27. Der Verordnungsgeber hat damit den Aspekt des Zeitverlustes sehr wohl berücksichtigt, aber nur in dem von Art. 7 Abs. 2 EG VO 261/04 eingeschränkten Rahmen.

28. Dass es zu nicht sachgerechten Ergebnissen führt, die einzelnen Flugabschnitte zu addieren, belegt nach Auffassung des Gerichts der vorliegende Sachverhalt in deutlicher Weise.

29. Im vorliegenden Fall stünden die Kläger nach der erstgenannten Ansicht nämlich besser als Fluggäste, die bei einem Non-Stop-Flug von Düsseldorf oder Frankfurt nach Madrid den gleichen (oder einen größeren) Zeitverlust erlitten hätten, denn beide Strecken (DUS-MAD bzw. FRA-MAD) liegen bei 1.440km bzw. 1.420km.

30. Wären die Kläger z.B. von Düsseldorf statt über Frankfurt über Paris geflogen hätten sie trotz fast identischer Flugdauer (oder besser gesagt Reisedauer) bei gleicher Verspätung auch nach ihrer Ansicht nur je 250,00 € zu erhalten (DUS – CDG + CDG – MAD = 1.456km).

31. Es darf in diesem Zusammenhang auch nicht aus den Augen verloren werden, dass der Umstand, dass für die Ermittlung der Verspätung (die ohnehin nach dem Wortlaut der Verordnung keine Entschädigung auslöst, sondern nur in der Auslegung durch den EuGH unter dem Aspekt der Gleichbehandlung) das Endziel maßgeblich ist, und daher eine für sich nicht-entschädigungswürdige Verspätung von weniger als drei Stunden auf dem Zubringerflug eine Entschädigung auslöst, wenn diese kleine Verspätung (im vorliegenden Fall nur acht Minuten!) zum Verpassen des Anschlussfluges führt und daher das Endziel mit einer großen Verspätung von drei Stunden oder mehr erreicht wird.
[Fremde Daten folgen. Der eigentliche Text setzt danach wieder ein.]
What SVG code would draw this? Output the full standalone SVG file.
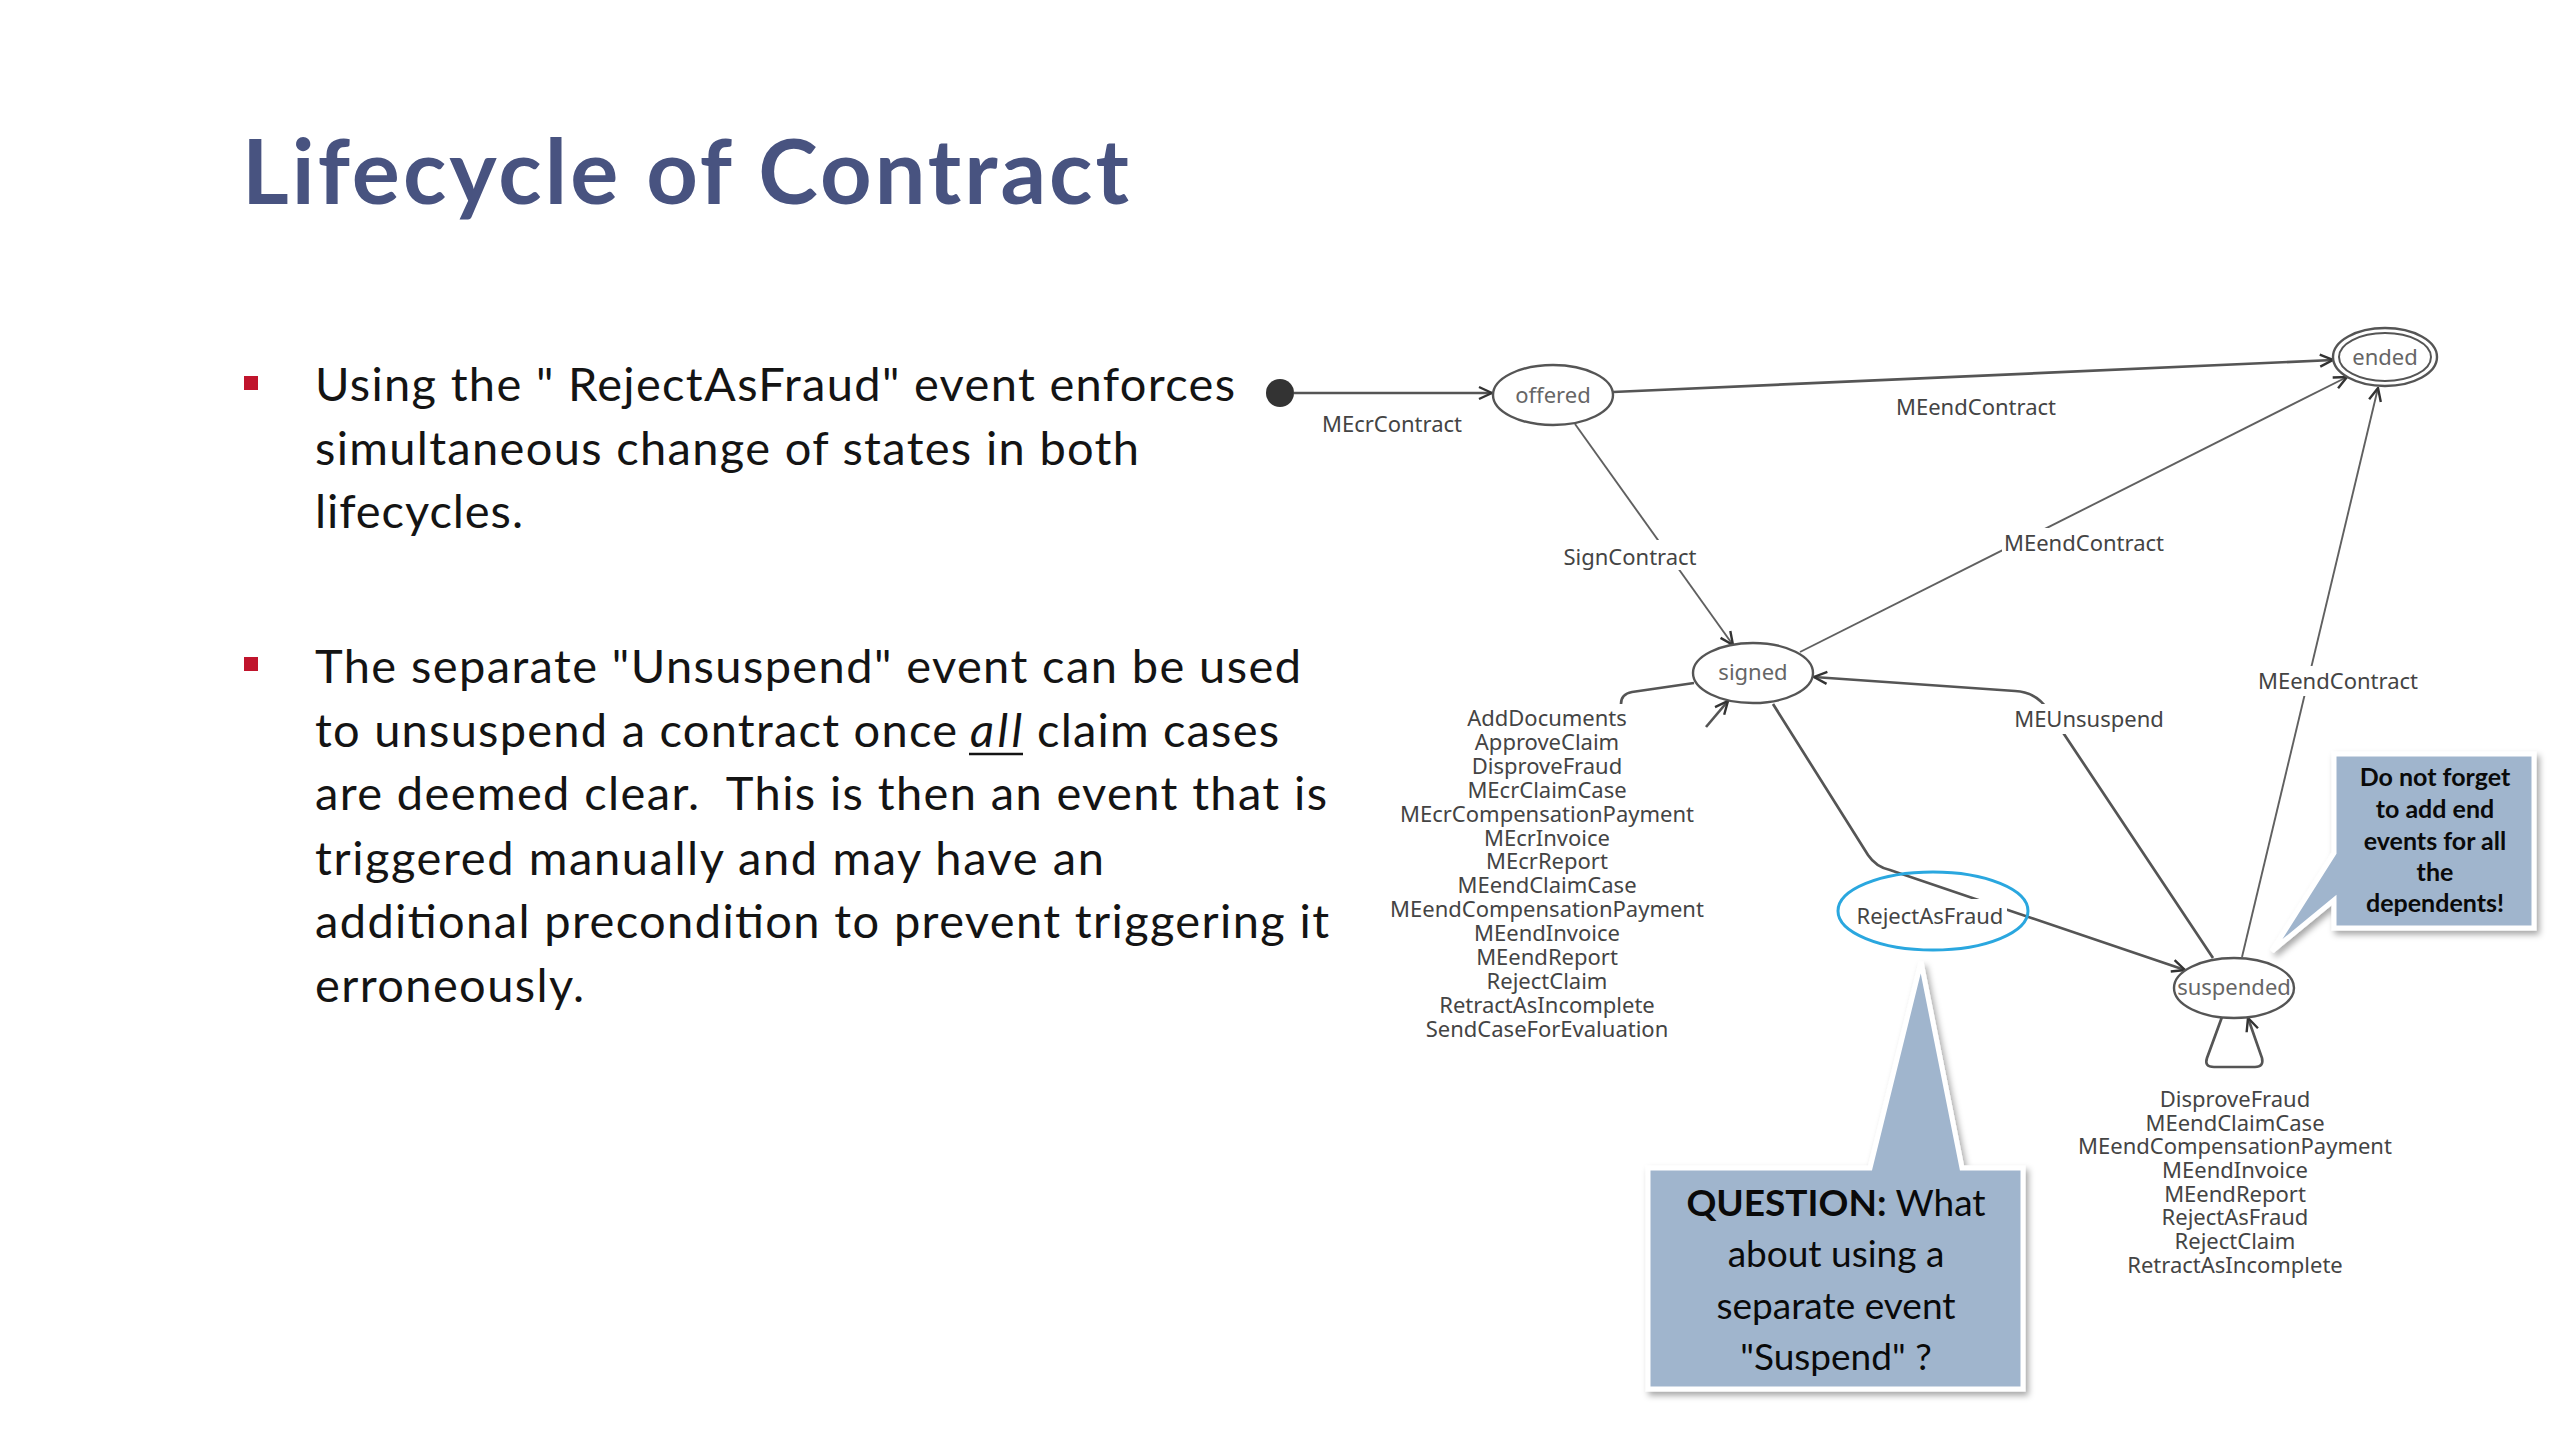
<svg xmlns="http://www.w3.org/2000/svg" width="2560" height="1440" viewBox="0 0 2560 1440">
<style>
.title{font-family:Lato,"Open Sans","Liberation Sans",sans-serif;font-weight:700;font-size:90px;fill:#485380}
.body{font-family:Lato,"Open Sans","Liberation Sans",sans-serif;font-size:47px;fill:#141414}
.bullet{fill:#C0142C}
.node{fill:#fff;stroke:#555;stroke-width:2.4}
.ntext{font-family:"Noto Sans","Open Sans",sans-serif;font-size:22px;fill:#666;text-anchor:middle}
.lbl{font-family:"Noto Sans","Open Sans",sans-serif;font-size:22px;fill:#444;text-anchor:middle}
.edge{fill:none;stroke:#606060;stroke-width:1.9}
.thick{stroke:#555;stroke-width:2.7}
.bg{fill:#fff}
.call{fill:#A0B5CD;stroke:#fff;stroke-width:5;filter:url(#sh)}
.ctext{font-family:Lato,"Open Sans","Liberation Sans",sans-serif;fill:#0a0a0a;text-anchor:middle}
</style>
<defs>
<marker id="arr" viewBox="0 0 16 16" refX="15" refY="8" markerWidth="16" markerHeight="16" markerUnits="userSpaceOnUse" orient="auto">
<path d="M2,2 L15,8 L2,14" fill="none" stroke="#333" stroke-width="2.4"/>
</marker>
<filter id="sh" x="-10%" y="-10%" width="125%" height="125%">
<feDropShadow dx="3" dy="4" stdDeviation="3" flood-color="#000" flood-opacity="0.35"/>
</filter>
</defs>
<rect width="2560" height="1440" fill="#fff"/>

<text class="title" x="242" y="204" textLength="887">Lifecycle of Contract</text>

<g id="bullets">
<rect class="bullet" x="244" y="376" width="14" height="14"/>
<text class="body" x="315" y="401" textLength="920">Using the " RejectAsFraud" event enforces</text>
<text class="body" x="315" y="465" textLength="824">simultaneous change of states in both</text>
<text class="body" x="315" y="528" textLength="208">lifecycles.</text>
<rect class="bullet" x="244" y="657" width="14" height="14"/>
<text class="body" x="315" y="683" textLength="986">The separate "Unsuspend" event can be used</text>
<text class="body" x="315" y="747" textLength="642">to unsuspend a contract once</text>
<text class="body" x="970" y="747" textLength="52" font-style="italic">all</text>
<line x1="969" y1="754" x2="1023" y2="754" stroke="#141414" stroke-width="2.5"/>
<text class="body" x="1037" y="747" textLength="242">claim cases</text>
<text class="body" x="315" y="810" textLength="1012" xml:space="preserve">are deemed clear.  This is then an event that is</text>
<text class="body" x="315" y="875" textLength="789">triggered manually and may have an</text>
<text class="body" x="315" y="938" textLength="1014">additional precondition to prevent triggering it</text>
<text class="body" x="315" y="1002" textLength="269">erroneously.</text>
</g>

<g id="connectors">
<path class="edge thick" d="M1294,393 L1492,393" marker-end="url(#arr)"/>
<path class="edge thick" d="M1613,392 L2333,360" marker-end="url(#arr)"/>
<path class="edge" d="M1575,424 L1733,645" marker-end="url(#arr)"/>
<path class="edge" d="M1800,652 L2347,377" marker-end="url(#arr)"/>
<path class="edge" d="M2242,957 L2378,388" marker-end="url(#arr)"/>
<path class="edge thick" d="M2213,958 L2048,710 Q2036,692 2015,691 L1814,677" marker-end="url(#arr)"/>
<path class="edge thick" d="M1773,704 L1868,855 Q1876,867 1890,870 L2185,970" marker-end="url(#arr)"/>
<path class="edge thick" d="M1694,683 L1632,692 Q1621,694 1621,704"/>
<path class="edge thick" d="M1706,727 L1728,701" marker-end="url(#arr)"/>
<path class="edge thick" d="M2222,1017 L2207,1058 Q2204,1067 2214,1067 L2255,1067 Q2264,1067 2262,1058 L2248,1018" marker-end="url(#arr)"/>

<text class="lbl" x="1392" y="432">MEcrContract</text>
<text class="lbl" x="1976" y="415">MEendContract</text>
<rect class="bg" x="1560" y="540" width="140" height="30"/>
<text class="lbl" x="1630" y="565">SignContract</text>
<rect class="bg" x="2002" y="528" width="164" height="30"/>
<text class="lbl" x="2084" y="551">MEendContract</text>
<rect class="bg" x="2256" y="666" width="164" height="30"/>
<text class="lbl" x="2338" y="689">MEendContract</text>
<rect class="bg" x="2013" y="704" width="150" height="30"/>
<text class="lbl" x="2089" y="727">MEUnsuspend</text>
<rect class="bg" x="1855" y="899" width="152" height="33"/>
<text class="lbl" x="1930" y="924">RejectAsFraud</text>

<g id="signed-loop-labels">
<text class="lbl" x="1547" y="726">AddDocuments</text>
<text class="lbl" x="1547" y="750">ApproveClaim</text>
<text class="lbl" x="1547" y="774">DisproveFraud</text>
<text class="lbl" x="1547" y="798">MEcrClaimCase</text>
<text class="lbl" x="1547" y="822">MEcrCompensationPayment</text>
<text class="lbl" x="1547" y="846">MEcrInvoice</text>
<text class="lbl" x="1547" y="869">MEcrReport</text>
<text class="lbl" x="1547" y="893">MEendClaimCase</text>
<text class="lbl" x="1547" y="917">MEendCompensationPayment</text>
<text class="lbl" x="1547" y="941">MEendInvoice</text>
<text class="lbl" x="1547" y="965">MEendReport</text>
<text class="lbl" x="1547" y="989">RejectClaim</text>
<text class="lbl" x="1547" y="1013">RetractAsIncomplete</text>
<text class="lbl" x="1547" y="1037">SendCaseForEvaluation</text>
</g>
<g id="suspended-loop-labels">
<text class="lbl" x="2235" y="1107">DisproveFraud</text>
<text class="lbl" x="2235" y="1131">MEendClaimCase</text>
<text class="lbl" x="2235" y="1154">MEendCompensationPayment</text>
<text class="lbl" x="2235" y="1178">MEendInvoice</text>
<text class="lbl" x="2235" y="1202">MEendReport</text>
<text class="lbl" x="2235" y="1225">RejectAsFraud</text>
<text class="lbl" x="2235" y="1249">RejectClaim</text>
<text class="lbl" x="2235" y="1273">RetractAsIncomplete</text>
</g>
</g>

<g id="node-initial"><circle cx="1280" cy="393" r="14" fill="#333"/></g>
<g id="node-offered"><ellipse class="node" cx="1553" cy="395" rx="60" ry="30"/><text class="ntext" x="1553" y="403">offered</text></g>
<g id="node-signed"><ellipse class="node" cx="1753" cy="673" rx="60" ry="30"/><text class="ntext" x="1753" y="680">signed</text></g>
<g id="node-suspended"><ellipse class="node" cx="2234" cy="988" rx="60" ry="30"/><text class="ntext" x="2234" y="995">suspended</text></g>
<g id="node-ended"><ellipse class="node" cx="2385" cy="357" rx="52" ry="29"/><ellipse fill="none" stroke="#555" stroke-width="2" cx="2385" cy="357" rx="46" ry="24"/><text class="ntext" x="2385" y="365">ended</text></g>

<g id="highlight"><ellipse cx="1933" cy="911" rx="95" ry="39" fill="none" stroke="#2AA7DF" stroke-width="3"/></g>

<g id="callout-dependents">
<path class="call" d="M2334,754 L2534,754 L2534,928 L2334,928 L2334,900 L2272,951 L2334,853 Z"/>
<text class="ctext" font-weight="700" font-size="25" x="2435" y="786">Do not forget</text>
<text class="ctext" font-weight="700" font-size="25" x="2435" y="818">to add end</text>
<text class="ctext" font-weight="700" font-size="25" x="2435" y="850">events for all</text>
<text class="ctext" font-weight="700" font-size="25" x="2435" y="881">the</text>
<text class="ctext" font-weight="700" font-size="25" x="2435" y="912">dependents!</text>
</g>

<g id="callout-question">
<path class="call" d="M1648,1168 L1870,1168 L1921,962 L1962,1168 L2023,1168 L2023,1389 L1648,1389 Z"/>
<text class="ctext" font-size="37" x="1836" y="1216"><tspan font-weight="700">QUESTION:</tspan> What</text>
<text class="ctext" font-size="37" x="1836" y="1267">about using a</text>
<text class="ctext" font-size="37" x="1836" y="1319">separate event</text>
<text class="ctext" font-size="37" x="1836" y="1370">"Suspend" ?</text>
</g>
</svg>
32. Mit direkten Anschlussflügen werden dem Verbraucher häufig günstigere Flugpreise, häufigere Verbindungen und/oder Flugverbindungen angeboten, die als Direktflüge nicht (wirtschaftlich) angeboten werden (können). Dabei kommt eine kurze Umsteigezeit dem Verbraucher zugute. Eine Ausweitung der Entschädigungsmöglichkeiten durch verbraucherfreundliche Auslegung muss auch die Konsequenzen im Blick haben, nämlich dass Fluggesellschaften dann gut beraten wären, Umsteigezeiten erheblich zu verlängern, oder eben keine zusammenhängenden Buchungen mehr zuzulassen.

33. Die Argumente beider Seiten erscheinen letztlich gut vertretbar.

34. Eine eindeutige Auslegung lässt sich jedenfalls weder anhand der Verordnung selbst, der bisherigen Rechtsprechung noch der Gesetzesmaterialien finden.

35. Die oben genannten Auslegungsmöglichkeiten können vielmehr mit guten Argumenten auch noch um die beiden weiteren Varianten der Vorlagefrage erweitert werden.

36. Im vorliegenden Fall bliebe es in der Auslegung der ersten drei Varianten der Vorlagefrage aufgrund der Entfernung von Düsseldorf nach Madrid oder von Frankfurt nach Madrid von bis 1.500km bei dem bereits geleisteten Entschädigungsbetrag von je 250,00 €.

37. Lediglich bei Addition der Teilstrecken ergäbe sich mit 1.611km die Entfernung von mehr als 1.500km, die eine Entschädigung von 400,00 € auslöst.

38. Die Sache war daher dem EuGH vorzulegen und bis zur Beantwortung der Vorlagefragen auszusetzen.